-- What the task asks --
Include the line containing "r2 = np.corrcoef(x, y)[0, 1] ** 2" and all lines before it, repeated exactly from the listing below, without pictures.

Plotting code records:
════════════════════
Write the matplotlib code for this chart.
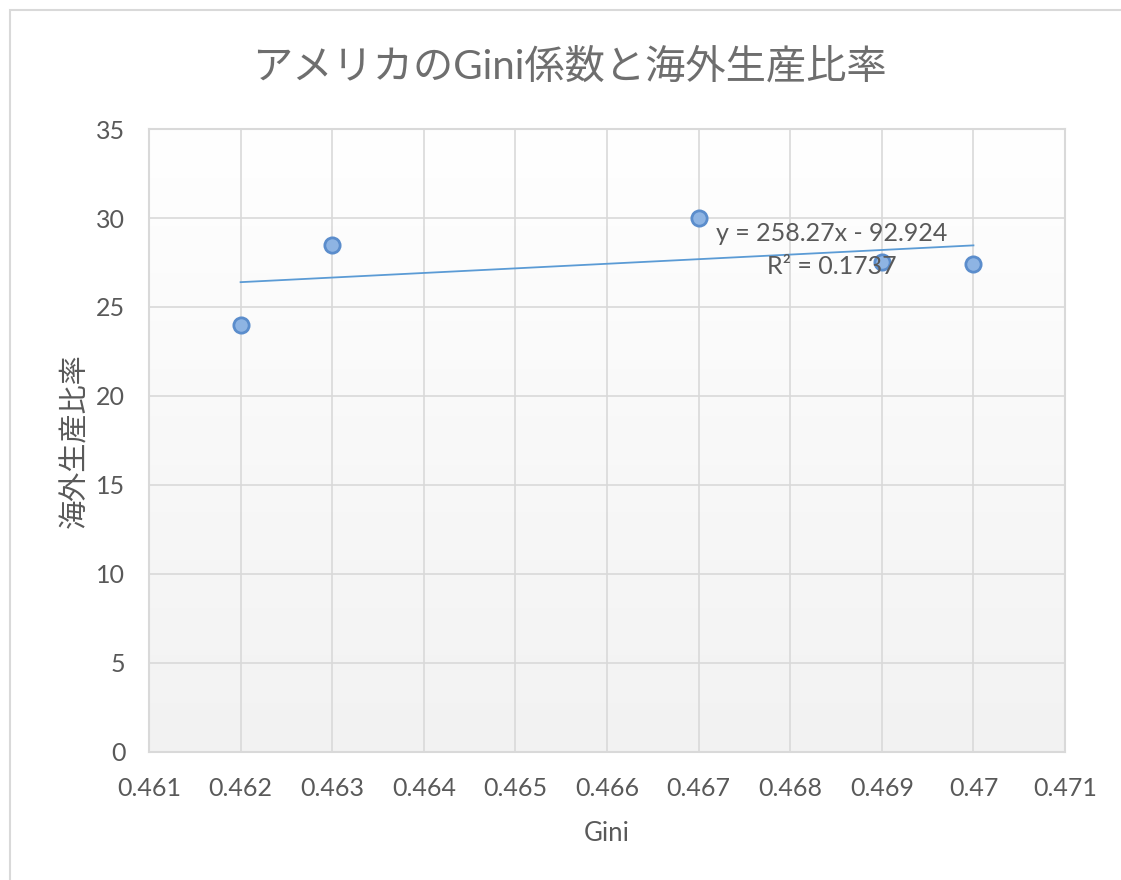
import numpy as np
import matplotlib.pyplot as plt
from matplotlib.patches import Rectangle
from matplotlib.colors import LinearSegmentedColormap

plt.rcParams['font.family'] = ['Lato', 'Noto Sans CJK JP', 'DejaVu Sans']

# Gini coefficient vs. overseas production ratio (USA)
gini = [0.462, 0.463, 0.467, 0.469, 0.470]
overseas_ratio = [24.0, 28.5, 30.0, 27.5, 27.4]

title = "アメリカのGini係数と海外生産比率"
xlabel = "Gini"
ylabel = "海外生産比率"

TEXT = "#595959"
GRID = "#d9d9d9"


def main():
    fig = plt.figure(figsize=(11.21, 8.8), dpi=100)
    ax = fig.add_axes([0.1329, 0.1455, 0.8172, 0.7079])

    # chart frame (top and left edge visible)
    fig.patches.append(Rectangle((10 / 1121, -0.1), 1.2, 1 - 10 / 880 + 0.1,
                                 transform=fig.transFigure, fill=False,
                                 edgecolor="#d9d9d9", linewidth=1.5, zorder=0))

    # soft vertical gradient in the plot area
    grad = np.linspace(0, 1, 256).reshape(-1, 1)
    ax.imshow(grad, extent=[0, 1, 0, 1], transform=ax.transAxes, aspect="auto",
              cmap=LinearSegmentedColormap.from_list("bg", ["#f2f2f2", "#ffffff"]),
              origin="lower", zorder=0)

    x = np.array(gini)
    y = np.array(overseas_ratio)
    slope, intercept = np.polyfit(x, y, 1)
    r2 = np.corrcoef(x, y)[0, 1] ** 2

    ax.plot([x.min(), x.max()], slope * np.array([x.min(), x.max()]) + intercept,
            color="#5b9bd5", linewidth=1.3, zorder=3)
    ax.plot(x, y, linestyle="none", marker="o", markersize=11,
            markerfacecolor="#8eb4e3", markeredgecolor="#5b8dcc",
            markeredgewidth=2, zorder=4)

    sign = "-" if intercept < 0 else "+"
    ax.text(0.46845, 29.15, "y = {:.2f}x {} {:.3f}".format(slope, sign, abs(intercept)),
            ha="center", va="center", fontsize=18, color=TEXT, zorder=5)
    ax.text(0.46845, 27.3, "R² = {:.4f}".format(r2),
            ha="center", va="center", fontsize=18, color=TEXT, zorder=5)

    ax.set_xlim(0.461, 0.471)
    ax.set_ylim(0, 35)
    ax.set_xticks(np.arange(0.461, 0.4715, 0.001))
    ax.set_xticklabels(["0.461", "0.462", "0.463", "0.464", "0.465", "0.466",
                        "0.467", "0.468", "0.469", "0.47", "0.471"])
    ax.set_yticks(range(0, 36, 5))

    ax.grid(True, color=GRID, linewidth=1.2, zorder=1)
    ax.set_axisbelow(True)
    for s in ax.spines.values():
        s.set_color(GRID)
        s.set_linewidth(1.5)
    ax.tick_params(length=0, labelsize=18, colors=TEXT)
    ax.tick_params(axis="x", pad=18)
    ax.tick_params(axis="y", pad=17)

    ax.set_xlabel(xlabel, fontsize=18.5, color=TEXT, labelpad=15)
    ax.set_ylabel(ylabel, fontsize=21, color=TEXT, labelpad=6)
    fig.text(0.508, 1 - 67 / 880, title, ha="center", va="center",
             fontsize=29, color="#6e6e6e")

    fig.savefig("out.png", dpi=100, facecolor="white")


if __name__ == "__main__":
    main()
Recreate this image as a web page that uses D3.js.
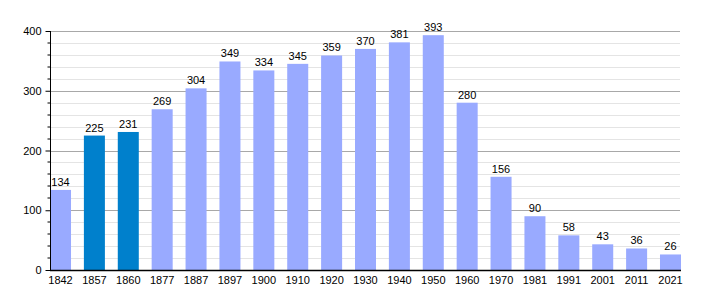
<!DOCTYPE html>
<html>
<head>
<meta charset="utf-8">
<style>
  body { margin: 0; background: #fff; }
  text { font-family: "Liberation Sans", Arial, sans-serif; font-size: 11px; fill: #000; }
</style>
</head>
<body>
<div class="chart"></div>
<script src="https://cdn.jsdelivr.net/npm/d3@7"></script>
<script>
// data
let years = ["1842", "1857", "1860", "1877", "1887", "1897", "1900", "1910", "1920", "1930",
             "1940", "1950", "1960", "1970", "1981", "1991", "2001", "2011", "2021"];
let population = [134, 225, 231, 269, 304, 349, 334, 345, 359, 370,
                  381, 393, 280, 156, 90, 58, 43, 36, 26];
let highlighted = ["1857", "1860"];
let majorTicks = [0, 100, 200, 300, 400];
let minorTicks = [20, 40, 60, 80, 120, 140, 160, 180, 220, 240, 260, 280, 320, 340, 360, 380];

window.onload = function(){
  showBars();
};

function showBars(){
  let width = 710, height = 300;
  let left = 50, right = 681, top = 31, bottom = 270;

  let svg = d3.select(".chart").append("svg")
    .attr("width", width)
    .attr("height", height);

  let scaleX = d3.scaleBand()
    .domain(years)
    .range([left, right])
    .paddingInner(0.38)
    .paddingOuter(0);

  let scaleY = d3.scaleLinear()
    .domain([0, 400])
    .range([bottom, top]);

  // grid
  svg.append("g").selectAll("line")
    .data(minorTicks).enter().append("line")
    .attr("x1", left).attr("x2", 680)
    .attr("y1", d => Math.round(scaleY(d)) + 0.5)
    .attr("y2", d => Math.round(scaleY(d)) + 0.5)
    .attr("stroke", "#e4e4e4");
  svg.append("g").selectAll("line")
    .data(majorTicks.slice(1)).enter().append("line")
    .attr("x1", left).attr("x2", 680)
    .attr("y1", d => Math.round(scaleY(d)) + 0.5)
    .attr("y2", d => Math.round(scaleY(d)) + 0.5)
    .attr("stroke", "#a8a8a8");

  // bars
  svg.append("g").selectAll("rect")
    .data(years).enter().append("rect")
    .attr("x", d => scaleX(d))
    .attr("width", scaleX.bandwidth())
    .attr("y", (d, i) => scaleY(population[i]))
    .attr("height", (d, i) => bottom - scaleY(population[i]))
    .attr("fill", d => highlighted.includes(d) ? "#0080cc" : "#99aaff");

  // value labels
  svg.append("g").selectAll("text")
    .data(years).enter().append("text")
    .attr("x", d => scaleX(d) + scaleX.bandwidth() / 2)
    .attr("y", (d, i) => scaleY(population[i]) - 4)
    .attr("text-anchor", "middle")
    .text((d, i) => population[i]);

  // y axis
  let axisY = d3.axisLeft(scaleY).tickValues(majorTicks).tickSize(5).tickPadding(4);
  let gy = svg.append("g")
    .attr("transform", "translate(" + (left + 0.5) + ",0)")
    .call(axisY);
  gy.selectAll("text").style("font-size", "11px").style("font-family", "Liberation Sans, Arial, sans-serif");
  gy.select(".domain").attr("d", "M0," + top + "V" + bottom);
  gy.selectAll(".tick line").attr("stroke", "#000");
  gy.append("g").selectAll("line")
    .data(minorTicks).enter().append("line")
    .attr("x1", -3).attr("x2", 0)
    .attr("y1", d => Math.round(scaleY(d)) + 0.5 - 0.5)
    .attr("y2", d => Math.round(scaleY(d)) + 0.5 - 0.5)
    .attr("stroke", "#000");

  // x axis
  let axisX = d3.axisBottom(scaleX).tickSize(0).tickPadding(6);
  let gx = svg.append("g")
    .attr("transform", "translate(0," + (bottom + 0.5) + ")")
    .call(axisX);
  gx.selectAll("text").style("font-size", "11px").style("font-family", "Liberation Sans, Arial, sans-serif");
  gx.select(".domain").attr("d", "M" + left + ",0H" + right).attr("stroke-width", 1.5);
}
</script>
</body>
</html>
════════════════════
-- Task output --
Write the matplotlib code for this chart.
import numpy as np
import matplotlib.pyplot as plt
from matplotlib.patches import Rectangle
from matplotlib.colors import LinearSegmentedColormap

plt.rcParams['font.family'] = ['Lato', 'Noto Sans CJK JP', 'DejaVu Sans']

# Gini coefficient vs. overseas production ratio (USA)
gini = [0.462, 0.463, 0.467, 0.469, 0.470]
overseas_ratio = [24.0, 28.5, 30.0, 27.5, 27.4]

title = "アメリカのGini係数と海外生産比率"
xlabel = "Gini"
ylabel = "海外生産比率"

TEXT = "#595959"
GRID = "#d9d9d9"


def main():
    fig = plt.figure(figsize=(11.21, 8.8), dpi=100)
    ax = fig.add_axes([0.1329, 0.1455, 0.8172, 0.7079])

    # chart frame (top and left edge visible)
    fig.patches.append(Rectangle((10 / 1121, -0.1), 1.2, 1 - 10 / 880 + 0.1,
                                 transform=fig.transFigure, fill=False,
                                 edgecolor="#d9d9d9", linewidth=1.5, zorder=0))

    # soft vertical gradient in the plot area
    grad = np.linspace(0, 1, 256).reshape(-1, 1)
    ax.imshow(grad, extent=[0, 1, 0, 1], transform=ax.transAxes, aspect="auto",
              cmap=LinearSegmentedColormap.from_list("bg", ["#f2f2f2", "#ffffff"]),
              origin="lower", zorder=0)

    x = np.array(gini)
    y = np.array(overseas_ratio)
    slope, intercept = np.polyfit(x, y, 1)
    r2 = np.corrcoef(x, y)[0, 1] ** 2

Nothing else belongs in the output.